Museum of Sacred Art

About MOSA Estd. 2009

The Museum of Sacred Art- MOSA at Radhadesh, Durbuy about 100 Km from Brussels opened in 2009 with a dedicated focus on the traditional and living arts of India revolving around the theme of devotion.

Set within the campus of a beautiful nineteenth-century chateau near the historic town in the Belgian Ardennes, it has now expanded its brief to include contemporary Indian art from across different spiritual traditions and faiths. The museum has also opened a branch in Italy at Villa Vrindavan near Florence where a magnificent heritage building is getting restored to house MOSA.
Funded primarily by Martin Gurvich, its founding director, the MOSA collection has been diligently built during his various visits to India over the years.
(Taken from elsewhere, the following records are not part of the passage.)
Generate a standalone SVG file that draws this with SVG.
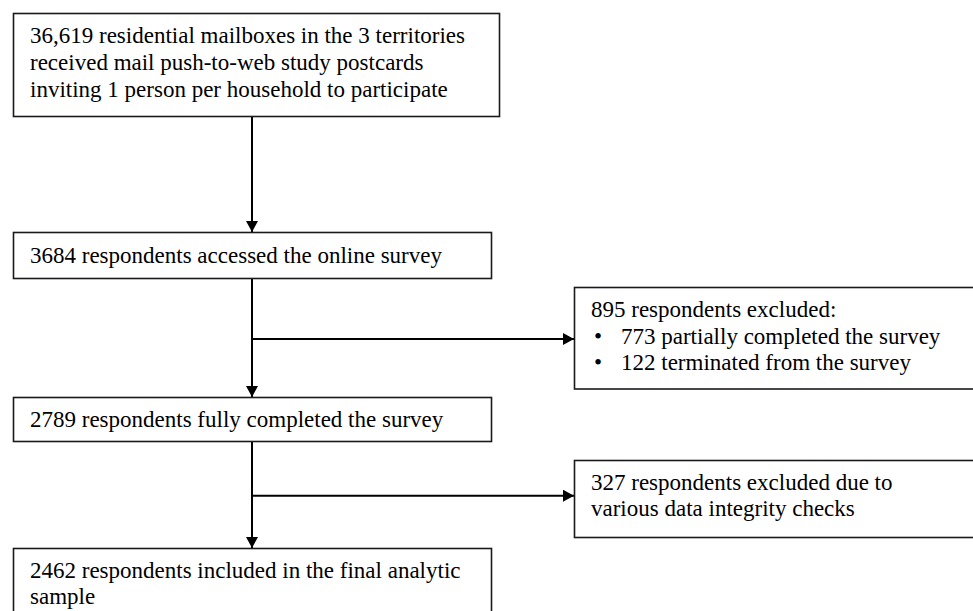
<svg xmlns="http://www.w3.org/2000/svg" width="973" height="611" viewBox="0 0 973 611">
<style>
  .box { fill: #fff; stroke: #1a1a1a; stroke-width: 1.6; }
  .t { font-family: "Liberation Serif", "Times New Roman", serif; font-size: 23px; fill: #000; }
  .c { fill: none; stroke: #000; stroke-width: 2; }
</style>
<defs>
  <marker id="ah" markerUnits="userSpaceOnUse" markerWidth="12" markerHeight="12" refX="11" refY="6" orient="auto" viewBox="0 0 12 12">
    <path d="M0,0 L11,6 L0,12 Z" fill="#000"/>
  </marker>
</defs>
<rect width="973" height="611" fill="#fff"/>
<g id="connectors">
  <line class="c" x1="252" y1="116.5" x2="252" y2="232" marker-end="url(#ah)"/>
  <line class="c" x1="252" y1="278.5" x2="252" y2="397" marker-end="url(#ah)"/>
  <line class="c" x1="252" y1="339" x2="574" y2="339" marker-end="url(#ah)"/>
  <line class="c" x1="252" y1="441.5" x2="252" y2="548" marker-end="url(#ah)"/>
  <line class="c" x1="252" y1="495.7" x2="574" y2="495.7" marker-end="url(#ah)"/>
</g>
<g id="n1">
  <rect class="box" x="13.5" y="13.5" width="486" height="103"/>
  <text class="t" x="30" y="43">36,619 residential mailboxes in the 3 territories</text>
  <text class="t" x="30" y="70">received mail push-to-web study postcards</text>
  <text class="t" x="30" y="97">inviting 1 person per household to participate</text>
</g>
<g id="n2">
  <rect class="box" x="13.5" y="232.5" width="478" height="46"/>
  <text class="t" x="30" y="263">3684 respondents accessed the online survey</text>
</g>
<g id="n3">
  <rect class="box" x="13.5" y="397.5" width="478" height="44"/>
  <text class="t" x="30" y="427">2789 respondents fully completed the survey</text>
</g>
<g id="n4">
  <rect class="box" x="13.5" y="548.5" width="478" height="80"/>
  <text class="t" x="30" y="577.5">2462 respondents included in the final analytic</text>
  <text class="t" x="30" y="603.5">sample</text>
</g>
<g id="n5">
  <rect class="box" x="574.5" y="287.5" width="402" height="101.5"/>
  <text class="t" x="591" y="317">895 respondents excluded:</text>
  <text class="t" x="594" y="343.5">•</text>
  <text class="t" x="621" y="343.5">773 partially completed the survey</text>
  <text class="t" x="594" y="370">•</text>
  <text class="t" x="621" y="370">122 terminated from the survey</text>
</g>
<g id="n6">
  <rect class="box" x="574.5" y="460.5" width="402" height="77"/>
  <text class="t" x="591" y="490">327 respondents excluded due to</text>
  <text class="t" x="591" y="516">various data integrity checks</text>
</g>
</svg>
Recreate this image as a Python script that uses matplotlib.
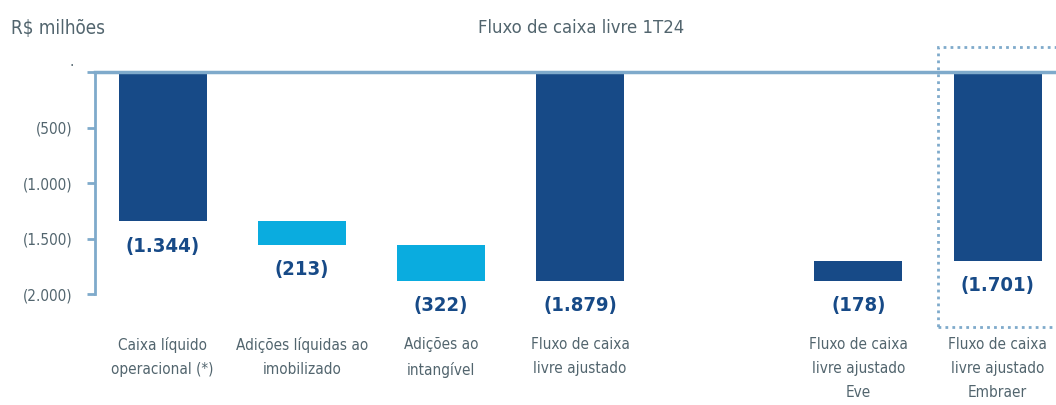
import matplotlib
matplotlib.use("Agg")
import matplotlib.pyplot as plt
from matplotlib.patches import Rectangle
from matplotlib.transforms import ScaledTranslation

plt.rcParams["font.family"] = ["Liberation Sans Narrow", "DejaVu Sans"]
plt.rcParams["font.stretch"] = "condensed"

# dados (R$ milhões)
categorias = ["Caixa líquido\noperacional (*)", "Adições líquidas ao\nimobilizado",
              "Adições ao\nintangível", "Fluxo de caixa\nlivre ajustado",
              "Fluxo de caixa\nlivre ajustado\nEve", "Fluxo de caixa\nlivre ajustado\nEmbraer"]
posicoes = [0, 1, 2, 3, 5, 6]
valores = [-1344, -213, -322, -1879, -178, -1701]
bases = [0, -1344, -1557, 0, -1701, 0]
rotulos = ["(1.344)", "(213)", "(322)", "(1.879)", "(178)", "(1.701)"]
tipo = ["total", "var", "var", "total", "total", "total"]
yticks = [0, -500, -1000, -1500, -2000]
ytick_labels = [".", "(500)", "(1.000)", "(1.500)", "(2.000)"]

ESCURO = "#174A87"
CLARO = "#0AACDF"
LINHA = "#7FAACB"
CINZA = "#52656E"

fig = plt.figure(figsize=(10.56, 4.05), dpi=100)
ax = fig.add_axes([0.09, 0.274, 0.91, 0.548])

cores = [ESCURO if t == "total" else CLARO for t in tipo]
ax.bar(posicoes, valores, bottom=bases, width=0.632, color=cores, zorder=3)

for p, v, b, r in zip(posicoes, valores, bases, rotulos):
    ax.annotate(r, (p, v + b), xytext=(0, -11), textcoords="offset points",
                ha="center", va="top", fontsize=14.5, fontweight="bold",
                color=ESCURO, annotation_clip=False)

ax.set_xlim(-0.486, 6.42)
ax.set_ylim(-2000, 0)
ax.set_yticks(yticks)
ax.set_yticklabels(ytick_labels)
ax.set_xticks([])
ax.tick_params(axis="y", colors=LINHA, labelcolor=CINZA, labelsize=11,
               length=6, width=2, pad=10)
zero_lbl = ax.get_yticklabels()[0]
zero_lbl.set_transform(zero_lbl.get_transform()
                       + ScaledTranslation(0.01, 0.12, fig.dpi_scale_trans))
for s in ["right", "bottom"]:
    ax.spines[s].set_visible(False)
ax.spines["left"].set_color(LINHA)
ax.spines["left"].set_linewidth(2)
ax.spines["top"].set_color(LINHA)
ax.spines["top"].set_linewidth(2.5)
ax.spines["top"].set_zorder(4)

for p, c in zip(posicoes, categorias):
    ax.text(p, -2390, c, ha="center", va="top", fontsize=11, color=CINZA,
            linespacing=1.75)

# caixa pontilhada em volta de Embraer
ax.add_patch(Rectangle((5.57, -2300), 1.5, 2530, fill=False, ls=(0, (1, 1.5)),
                       lw=2, ec=LINHA, clip_on=False, zorder=2))

fig.text(0.01, 0.93, "R$ milhões", fontsize=13.5, color=CINZA, va="center")
fig.text(0.55, 0.93, "Fluxo de caixa livre 1T24", fontsize=13.2, color=CINZA,
         va="center", ha="center")

fig.savefig("out.png")
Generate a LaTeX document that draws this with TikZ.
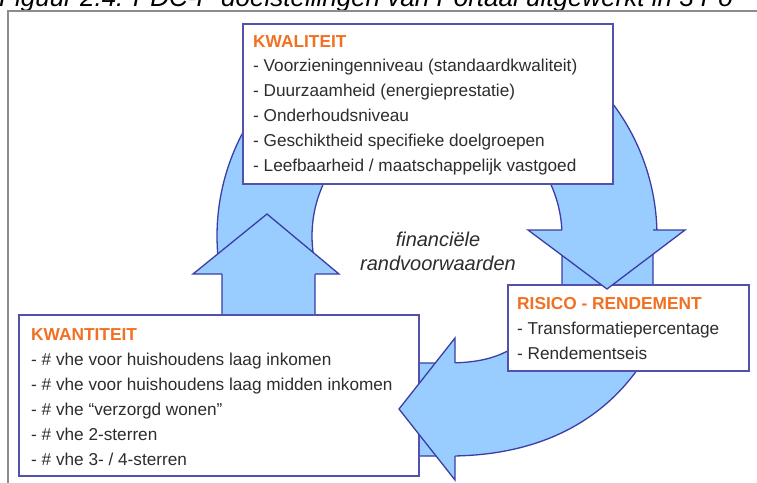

The museum makes a unique platform for exposure of Indian art in the West. It features work that artists of the sub-continent have continued to create over the centuries with renewed vigour and in new presentations. With work by masters and young artists, MOSA has over one thousand artworks in its collection. There are paintings, sculptures, photography,installations, digital, and video art creations, representing major spiritual traditions of the world. This it is hoped will encourage interfaith dialogue through the arts. In the two galleries at Radhadesh, exhibitions of works from the collection are held from time to time. And when the new purpose-built museum, currently on plans, is ready, it will house the main collection. Meanwhile a selection of the works that makes the Forms of Devotion exhibition and project will be touring select museums around the world.